After a year and a half-long ballet of negotiations, the Eroica Trio returned to the Porter Center for the Performing Arts at Brevard College. Its members, Erika Nickrenz (piano), Susie Park (violin), and Sara Sant’Ambrogio (cello) are some of the strongest players of their instruments, and collectively the Trio has garnered Grammy nominations and, in 1991, the Naumburg Award which brought them a Lincoln Center debut. They tour internationally and record for Angel/EMI Classic Records. Their program was markedly different from their previous appearance, embracing in the first half the music of contemporary American composers. Nickrenz has said, “There is something about the ‘melting pot’ that is America that has inspired an explosion of original musical styles so uniquely reflected in the music of the composers we choose. It’s hard to define what these styles are.. yet, when people hear this music, they know it is American.”

The program opener was the Fantasy for Violin, Cello and Piano after Gershwin’s Porgy and Bess by Kenji Bunch, an established composer of works for large and small media. The fantasy was a riveting and kaleidoscopic panoply of some key tunes in Gershwin’s work — “Summertime,” “My Man’s Gone Now,” “I Got Plenty o’ Nuttin,” “Bess, You is My Woman Now,” “It Ain’t Necessarily So” — and yet, like all great works, the whole was greater than the sum of its parts. The Trio performed with its trademark sparkle and fire, but there were a few out-of-tune notes in the cello. In fact, the cellist seemed to be fighting with her instrument through the first half of the program, frequently retuning.

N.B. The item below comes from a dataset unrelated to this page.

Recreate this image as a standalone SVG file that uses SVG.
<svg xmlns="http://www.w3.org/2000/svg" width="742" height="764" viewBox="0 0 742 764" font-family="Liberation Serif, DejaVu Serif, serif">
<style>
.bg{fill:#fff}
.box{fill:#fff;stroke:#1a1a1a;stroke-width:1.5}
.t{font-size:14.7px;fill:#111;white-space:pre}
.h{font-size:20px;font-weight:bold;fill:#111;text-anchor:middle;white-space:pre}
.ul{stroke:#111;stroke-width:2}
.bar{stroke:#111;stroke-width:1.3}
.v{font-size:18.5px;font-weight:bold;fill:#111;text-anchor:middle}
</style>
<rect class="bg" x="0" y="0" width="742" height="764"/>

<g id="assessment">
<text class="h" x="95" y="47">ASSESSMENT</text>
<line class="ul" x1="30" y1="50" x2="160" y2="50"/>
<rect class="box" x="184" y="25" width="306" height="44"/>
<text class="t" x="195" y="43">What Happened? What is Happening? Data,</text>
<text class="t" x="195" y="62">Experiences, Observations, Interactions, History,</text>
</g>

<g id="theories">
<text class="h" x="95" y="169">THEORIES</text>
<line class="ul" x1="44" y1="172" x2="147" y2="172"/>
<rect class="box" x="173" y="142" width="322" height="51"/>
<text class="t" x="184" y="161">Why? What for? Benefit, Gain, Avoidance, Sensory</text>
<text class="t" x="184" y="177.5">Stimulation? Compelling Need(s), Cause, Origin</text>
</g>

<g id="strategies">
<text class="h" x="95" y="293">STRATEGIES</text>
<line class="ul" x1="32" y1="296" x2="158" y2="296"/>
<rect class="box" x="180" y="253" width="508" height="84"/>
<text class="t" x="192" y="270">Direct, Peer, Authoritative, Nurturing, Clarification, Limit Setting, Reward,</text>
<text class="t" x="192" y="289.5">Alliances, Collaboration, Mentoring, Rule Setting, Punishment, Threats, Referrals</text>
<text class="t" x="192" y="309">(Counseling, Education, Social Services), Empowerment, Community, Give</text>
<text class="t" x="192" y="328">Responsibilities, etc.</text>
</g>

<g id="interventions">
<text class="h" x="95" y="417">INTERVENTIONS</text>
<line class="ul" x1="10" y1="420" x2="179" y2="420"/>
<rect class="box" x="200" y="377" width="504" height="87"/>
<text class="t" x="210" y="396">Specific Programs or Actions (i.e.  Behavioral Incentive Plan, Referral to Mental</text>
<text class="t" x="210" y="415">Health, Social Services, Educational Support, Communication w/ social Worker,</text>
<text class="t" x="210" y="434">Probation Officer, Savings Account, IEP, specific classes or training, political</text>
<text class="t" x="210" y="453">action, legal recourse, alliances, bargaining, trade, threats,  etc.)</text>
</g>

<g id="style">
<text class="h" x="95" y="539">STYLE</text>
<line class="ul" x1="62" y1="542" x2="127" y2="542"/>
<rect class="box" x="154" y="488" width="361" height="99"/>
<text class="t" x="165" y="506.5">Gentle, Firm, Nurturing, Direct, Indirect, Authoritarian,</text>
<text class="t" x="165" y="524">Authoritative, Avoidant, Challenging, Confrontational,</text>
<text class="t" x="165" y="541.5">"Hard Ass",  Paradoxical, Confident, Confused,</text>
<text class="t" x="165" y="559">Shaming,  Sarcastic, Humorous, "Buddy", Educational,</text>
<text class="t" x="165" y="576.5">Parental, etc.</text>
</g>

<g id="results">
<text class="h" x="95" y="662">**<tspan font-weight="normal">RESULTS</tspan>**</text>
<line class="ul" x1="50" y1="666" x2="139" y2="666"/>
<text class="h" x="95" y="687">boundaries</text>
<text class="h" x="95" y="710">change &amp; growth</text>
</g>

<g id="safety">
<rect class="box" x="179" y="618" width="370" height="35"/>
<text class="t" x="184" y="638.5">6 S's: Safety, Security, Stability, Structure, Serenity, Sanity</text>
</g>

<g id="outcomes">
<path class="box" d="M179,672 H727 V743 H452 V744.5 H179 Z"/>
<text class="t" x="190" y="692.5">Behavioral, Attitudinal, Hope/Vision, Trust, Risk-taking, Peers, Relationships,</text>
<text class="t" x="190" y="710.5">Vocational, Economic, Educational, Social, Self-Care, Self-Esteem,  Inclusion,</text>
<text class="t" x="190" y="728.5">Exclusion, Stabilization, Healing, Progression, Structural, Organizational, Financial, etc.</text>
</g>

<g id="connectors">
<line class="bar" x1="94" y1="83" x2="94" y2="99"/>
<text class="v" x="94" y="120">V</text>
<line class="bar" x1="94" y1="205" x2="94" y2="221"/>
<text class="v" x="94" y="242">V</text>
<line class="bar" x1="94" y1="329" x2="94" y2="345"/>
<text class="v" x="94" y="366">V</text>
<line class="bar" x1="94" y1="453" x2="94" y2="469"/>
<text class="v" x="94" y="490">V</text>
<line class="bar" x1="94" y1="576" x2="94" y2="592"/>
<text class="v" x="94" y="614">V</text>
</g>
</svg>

The second work was Mark O’Connor’s Piano Trio No. 1, “Poets and Prophets,” written for the ensemble in 2003 as the result of a commission by Katherine Gould for the Montalvo Center for the Performing Arts in Saratoga, CA and premiered in 2004. One week after the death of Johnny Cash in 1993, O’Connor mourned his death in a letter to the Trio: “Johnny was a boyhood hero of mine, I used to sing his songs when I was 8, 9 and 10 years old, and played the guitar like him (sometimes down the fretboard, strumming away). My mom used to help me transcribe all the lyrics off the albums, and also thought he hung the moon.” Furthermore, O’Connor knew Cash, worked with him a number of times and invited him to appear on O’Connor’s Heroes album, “to bring back the great story of the devil coming to Georgia to challenge young Johnny for the golden fiddle.”

The resulting tribute to Cash was a four movement programmatic suite, its movements (“Man in Black,””The Tennessee Two,””My June,” and “Hello, I’m Johnny Cash”) a complex net of references to the ethos of the man without using direct quotes of his music (save for the overt “boom chicka” bass style in the second movement). There were train sounds, and in general what James Manheim has called “extended Appalachian pentatonicism,” a folky-fiddlish idiom. The Trio’s ensemble was flawless throughout, but the highlight was the third movement (“My June”). An intense love ballad, it was performed with a transcendent sensitivity and pathos.

After intermission came the remaining work, Schubert’s Piano Trio No. 2 in E-flat, D. 929 (Op. 100). Written in 1827 and published in 1828, the year of his death, Schubert was following in the giant footsteps of Beethoven, composing in a medium in which Beethoven excelled, and in a key associated with Beethoven’s great Eroica Symphony.  By any measure, it is one of the standard pieces in the piano trio repertory. The opening movement featured the presentation of themes in octaves, a signature Schubert trait, with incessant cascading arpeggios in the piano. The second movement “Andante” is a rondo based on the Swedish song “Se solen sjunker” (“The sun is going down”), its opening more like a funeral march, thus tying the piece again to the second movement of the Eroica Symphony. The trio excelled in portraying the vast emotional scope of this movement, from inward grief to cries of pain. The motivic interplay in the third movement’s scherzo was well-defined, and its raucous trio just plain fun. The finale, again in sonata form, features as its second theme a curious, repeated-note melody that some have said imitates the Hungarian cimbalon, a type of hammered dulcimer. The theme of the second movement returns in the cello like a wistful, backward glance, before the movement concludes in a furioso display. The Trio performed as an encore an arrangement of “The Swan” from Saint-Saëns’ Carnival of the Animals.

It was a superlative night of music making, to be sure. Despite this, I felt a little disconnected, as the program notes were all about The Trio and almost nothing about the evening’s music. This could have been remedied with remarks from the stage, but unfortunately, that didn’t happen either. Audiences welcome the chance to connect with the music in ways that only the artists can facilitate. It no longer seems enough to play well and look fabulous.